Lucky for Allie, the king’s manservant just happened to see Allie’s honesty and he offers her a job as the princess’ governess. Allie doesn’t want to accept, but her siblings see dollar signs and force her into it. When Allie arrives in the kingdom of Winshire, she learns two things. First, the princess is a right wanker. She hits Allie in the face with a snowball and everyone knows the face is off limits in snowball fights. The princess also steals the schedule from Allie’s room so they are late for her appointments. What an absolute stinker.


The second thing Allie learns is that the king is a widower (What!?! I never would have guessed) and he is under enormous pressure to marry Celia, a member of the royal family from Luxemburg. Max would rather marry the princess of France, but France is still mad that Winshire "discovered" the part of France just south of Luxemburg and claimed it for their own.


Will Allie be able to get the princess to behave so Allie can keep her job through Christmas? I suggest sleeping pills and a leash. Will Celia win the king’s heart so she can marry him, send the princess to boarding school, and fire Allie? At first I thought yes, but then I learned Celia and Max aren’t even third cousins, so they probably aren't allowed.
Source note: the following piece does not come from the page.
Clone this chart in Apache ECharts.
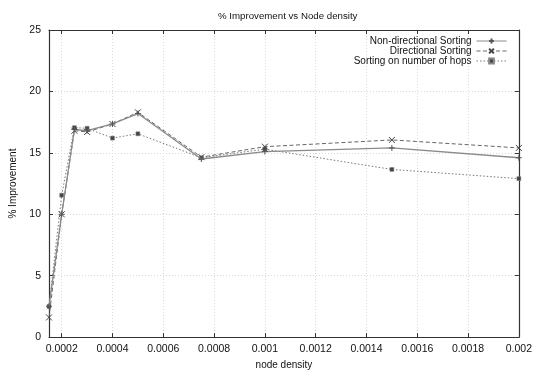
<!DOCTYPE html>
<html>
<head>
<meta charset="utf-8">
<script src="https://cdn.jsdelivr.net/npm/echarts@6/dist/echarts.min.js"></script>
<style>
  html, body { margin: 0; padding: 0; background: #fff; }
  #chart { width: 535px; height: 375px; }
</style>
</head>
<body>
<div id="chart"></div>
<script>
// Node densities sampled
const densities = [0.00015, 0.0002, 0.00025, 0.0003, 0.0004, 0.0005, 0.00075, 0.001, 0.0015, 0.002];
// % improvement for each sorting strategy
const nonDirectional = [2.5, 10.0, 16.9, 16.8, 17.35, 18.2, 14.5, 15.1, 15.4, 14.6];
const directional = [1.6, 10.0, 16.8, 16.7, 17.35, 18.3, 14.65, 15.5, 16.05, 15.4];
const hopsSorting = [2.5, 11.55, 17.05, 17.0, 16.2, 16.55, 14.6, 15.3, 13.65, 12.9];
// Axis tick values
const xTicks = [0.0002, 0.0004, 0.0006, 0.0008, 0.001, 0.0012, 0.0014, 0.0016, 0.0018, 0.002];
const seriesNames = ['Non-directional Sorting', 'Directional Sorting', 'Sorting on number of hops'];

const FONT = 'Liberation Sans, Arial, sans-serif';
const AXIS_COLOR = '#333';
const pairs = ys => densities.map((x, i) => [x, ys[i]]);

const chart = echarts.init(document.getElementById('chart'), null, { renderer: 'canvas' });

const axisLine = { show: true, onZero: false, lineStyle: { color: AXIS_COLOR, width: 1.2 } };
const tickStyle = { show: true, inside: true, length: 4, lineStyle: { color: AXIS_COLOR, width: 1 } };
const gridLine = { show: true, lineStyle: { color: '#dadada', type: [1, 2], width: 1 } };

const legendAt = (name, top) => ({
  data: [name], orient: 'vertical', right: 28, top: top, align: 'right',
  itemWidth: 30, itemHeight: 6, padding: 0,
  lineStyle: { width: 1 },
  textStyle: { fontFamily: FONT, fontSize: 10, color: '#111' }
});

chart.setOption({
  animation: false,
  backgroundColor: '#fff',
  title: {
    text: '% Improvement vs Node density', left: 213, top: 6,
    textStyle: { fontFamily: FONT, fontSize: 9.7, fontWeight: 'normal', color: '#111' }
  },
  legend: [legendAt(seriesNames[0], 36), legendAt(seriesNames[1], 46), legendAt(seriesNames[2], 56)],
  grid: { left: 49, right: 16, top: 30, bottom: 33 },
  xAxis: [{
    type: 'value', min: 0.00015, max: 0.002,
    name: 'node density', nameLocation: 'middle', nameGap: 22,
    nameTextStyle: { fontFamily: FONT, fontSize: 10, color: '#111' },
    axisLine: axisLine,
    axisTick: Object.assign({ customValues: xTicks }, tickStyle),
    axisLabel: { customValues: xTicks, fontFamily: FONT, fontSize: 10.5, color: '#111', margin: 7,
      formatter: v => String(+v.toFixed(5)) },
    splitLine: gridLine
  }, {
    type: 'value', min: 0.00015, max: 0.002, position: 'top',
    axisLine: axisLine,
    axisTick: Object.assign({ customValues: xTicks }, tickStyle),
    axisLabel: { show: false, customValues: xTicks },
    splitLine: { show: false }
  }],
  yAxis: [{
    type: 'value', min: 0, max: 25, interval: 5,
    name: '% Improvement', nameLocation: 'middle', nameGap: 31,
    nameTextStyle: { fontFamily: FONT, fontSize: 10, color: '#111' },
    axisLine: axisLine,
    axisTick: tickStyle,
    axisLabel: { fontFamily: FONT, fontSize: 10.5, color: '#111', margin: 8 },
    splitLine: gridLine
  }, {
    type: 'value', min: 0, max: 25, interval: 5, position: 'right',
    axisLine: axisLine,
    axisTick: tickStyle,
    axisLabel: { show: false },
    splitLine: { show: false }
  }],
  series: [{
    name: seriesNames[0], type: 'line', data: pairs(nonDirectional),
    symbol: 'path://M0,5L10,5M5,0L5,10', symbolSize: 6,
    itemStyle: { color: 'none', borderColor: '#555', borderWidth: 1 },
    lineStyle: { color: '#8a8a8a', width: 1.3, type: 'solid' },
    z: 3
  }, {
    name: seriesNames[1], type: 'line', data: pairs(directional),
    symbol: 'path://M0,0L10,10M10,0L0,10', symbolSize: 6,
    itemStyle: { color: 'none', borderColor: '#444', borderWidth: 1 },
    lineStyle: { color: '#666', width: 1, type: [4, 2.5] },
    z: 2
  }, {
    name: seriesNames[2], type: 'line', data: pairs(hopsSorting),
    symbol: 'rect', symbolSize: 4,
    itemStyle: { color: '#444', borderColor: '#888', borderWidth: 0.5 },
    lineStyle: { color: '#777', width: 1, type: [1.5, 2] },
    z: 1
  }]
});
</script>
</body>
</html>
Will Allie’s New York attitude catch the king’s eye and convince him to marry her instead? Well, you’ll have to watch Crown for Christmas to find out and you definitely should.


Holiday Score: 7

This movie has the basics of a good holiday movie. It of course happens around Christmas. They decorate a tree. They bake Christmas cookies. They make ornaments. That would be good enough for a five, but what elevates this movie to a seven is all about snowballs.
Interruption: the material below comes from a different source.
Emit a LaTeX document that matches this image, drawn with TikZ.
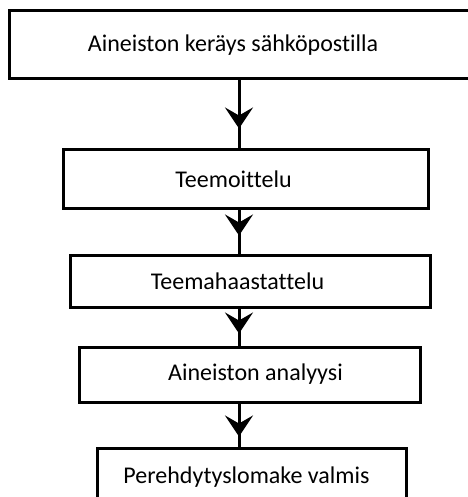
\documentclass[tikz,border=0pt]{standalone}
\usepackage{fontspec}
\setmainfont{Carlito}[Ligatures=CommonOff]
\usetikzlibrary{arrows.meta,decorations.markings}

\begin{document}
\begin{tikzpicture}[x=1pt,y=-1pt,
    box/.style={draw,rectangle,line width=3pt,inner sep=0pt,font=\fontsize{24}{28}\selectfont},
    flow/.style={line width=3pt,postaction={decorate,decoration={markings,
        mark=at position #1 with {\arrow{Stealth[length=21pt,width=28pt,inset=8pt]}}}}}]
  \useasboundingbox (0,0) rectangle (467,497);
  \coordinate (axis) at (239,0);
  \node[box,minimum width=462pt,minimum height=68pt] (keruu) at (240,45)
    {\hspace*{-14pt}Aineiston keräys sähköpostilla};
  \node[box,minimum width=365pt,minimum height=58pt] (teemat) at (245.5,179)
    {\hspace*{-24pt}Teemoittelu};
  \node[box,minimum width=360pt,minimum height=52pt] (haastattelu) at (250,281)
    {\hspace*{-25pt}Teemahaastattelu};
  \node[box,minimum width=341pt,minimum height=55pt] (analyysi) at (249.5,374.5)
    {\hspace*{12pt}Aineiston analyysi};
  \node[box,minimum width=309pt,minimum height=58pt] (valmis) at (251.5,477)
    {\hspace*{-10pt}Perehdytyslomake valmis};
  \draw[flow=-20pt] (keruu.south -| axis) -- (teemat.north -| axis);
  \draw[flow=-18pt] (teemat.south -| axis) -- (haastattelu.north -| axis);
  \draw[flow=-12pt] (haastattelu.south -| axis) -- (analyysi.north -| axis);
  \draw[flow=-10pt] (analyysi.south -| axis) -- (valmis.north -| axis);
\end{tikzpicture}
\end{document}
There is a snowball fight in the movie, but the most interesting scene with a snowball is where the precocious princess throws a snowball from the ground floor and hits Allie on the SECOND FLOOR. That kid must have a cannon for an arm. The Yankees needs to sigh her now. Also, someone has to teach that kid some manners.


Romance Score: 7

The theme of royalty falling for a commoner is not new. It’s almost as common as the big city girl returning to her small hometown. So, it’s not the creativity of the story that earns a romance score of seven. To me, it’s the execution. I like all of the characters in this movie. I feel for the king. Sure, he is a king with everything he could ever want, but he has challenges too. Sometimes his tea gets cold. Sometimes his Rolls Royce is 19 degrees. Oh, and his wife died leaving him to care for his daughter and his country. I don't care how much money you have, that sucks.
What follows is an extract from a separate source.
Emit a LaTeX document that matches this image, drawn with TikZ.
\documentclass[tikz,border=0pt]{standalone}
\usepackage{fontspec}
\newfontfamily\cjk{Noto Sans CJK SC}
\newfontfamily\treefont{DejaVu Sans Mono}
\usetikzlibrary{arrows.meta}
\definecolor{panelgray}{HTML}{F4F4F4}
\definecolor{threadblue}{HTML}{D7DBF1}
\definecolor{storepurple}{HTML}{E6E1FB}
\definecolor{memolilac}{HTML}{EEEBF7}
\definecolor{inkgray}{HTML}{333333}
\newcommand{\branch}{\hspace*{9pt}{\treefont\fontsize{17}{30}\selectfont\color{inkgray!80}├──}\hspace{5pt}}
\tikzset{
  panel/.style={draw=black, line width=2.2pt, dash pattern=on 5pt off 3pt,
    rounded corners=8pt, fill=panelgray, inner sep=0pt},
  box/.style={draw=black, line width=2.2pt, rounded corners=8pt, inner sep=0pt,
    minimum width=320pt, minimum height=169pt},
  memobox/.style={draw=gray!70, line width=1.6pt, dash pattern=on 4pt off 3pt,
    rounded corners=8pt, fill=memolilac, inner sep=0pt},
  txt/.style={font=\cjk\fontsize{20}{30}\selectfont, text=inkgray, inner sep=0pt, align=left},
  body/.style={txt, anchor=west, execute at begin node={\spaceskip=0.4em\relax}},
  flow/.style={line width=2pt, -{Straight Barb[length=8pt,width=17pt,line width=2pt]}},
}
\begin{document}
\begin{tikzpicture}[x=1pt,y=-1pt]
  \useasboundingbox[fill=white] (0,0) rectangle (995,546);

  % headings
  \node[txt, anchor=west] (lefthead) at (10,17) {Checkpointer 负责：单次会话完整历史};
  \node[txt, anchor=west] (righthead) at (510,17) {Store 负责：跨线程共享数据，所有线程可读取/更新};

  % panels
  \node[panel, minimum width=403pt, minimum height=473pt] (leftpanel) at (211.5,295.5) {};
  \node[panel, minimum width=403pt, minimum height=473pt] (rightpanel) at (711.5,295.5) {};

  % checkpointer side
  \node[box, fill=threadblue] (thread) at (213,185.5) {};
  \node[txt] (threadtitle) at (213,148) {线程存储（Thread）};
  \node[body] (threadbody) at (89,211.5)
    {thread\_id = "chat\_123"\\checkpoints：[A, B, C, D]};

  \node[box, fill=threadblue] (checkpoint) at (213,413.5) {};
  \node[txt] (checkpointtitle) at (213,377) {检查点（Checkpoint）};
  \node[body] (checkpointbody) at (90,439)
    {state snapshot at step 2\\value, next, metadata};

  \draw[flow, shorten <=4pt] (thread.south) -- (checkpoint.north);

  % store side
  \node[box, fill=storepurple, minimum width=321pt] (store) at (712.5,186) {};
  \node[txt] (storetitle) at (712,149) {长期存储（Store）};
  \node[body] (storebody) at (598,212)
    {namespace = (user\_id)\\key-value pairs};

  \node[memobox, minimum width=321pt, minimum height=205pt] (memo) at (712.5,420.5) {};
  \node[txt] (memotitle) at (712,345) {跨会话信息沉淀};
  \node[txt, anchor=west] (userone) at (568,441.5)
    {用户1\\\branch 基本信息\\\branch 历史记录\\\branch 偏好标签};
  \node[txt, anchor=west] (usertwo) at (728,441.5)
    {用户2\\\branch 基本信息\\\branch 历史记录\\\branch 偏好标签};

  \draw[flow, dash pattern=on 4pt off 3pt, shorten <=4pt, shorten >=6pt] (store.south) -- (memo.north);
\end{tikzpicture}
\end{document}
I also like the antagonists or "bad guys" in this movie. Every good movie needs a good bad guy. George Baily had Mr. Potter (and himself), Cindy Lou Who had the Grinch (and herself), John McClane had Hans Gruber (and himself?). In this movie Max has Chancellor Riggs and Allie has Miss Wick, Celia, and that wicked little princess Theodora. These villains aren't boring villains with no bite and they aren't over-the-top crazy villains you laugh at. They feel like real people doing what they believe is right. It just happens to be the opposite of what our protagonists want. This creates the conflict required for to make a perfectly fine movie.


Comedy Score: 5

OK, a score of five for comedy isn’t great on it’s own, but if you consider that I gave a recent movie a score of -10 for comedy, a five is freaking amazing. Look, this movie isn’t a real comedy. It has some jokes and some one-liners that are fine. I may have laughed audibly once, maybe twice. I think what earned this score was the lack of horrible, horrible jokes that other movies tell. You know the ones. A character will deliver a totally lame one-liner and then everyone laughs on cue. This movie successfully avoided these jokes and should be applauded for it. Go on, applaud. That’s it.


Final Thoughts

If you are looking for the best holi-rom-com ever...you should probably look somewhere else.


If you are looking for a holi-rom-com that is pretty OK and miles and miles ahead of most other holi-rom-coms...then you should watch Crown for Christmas.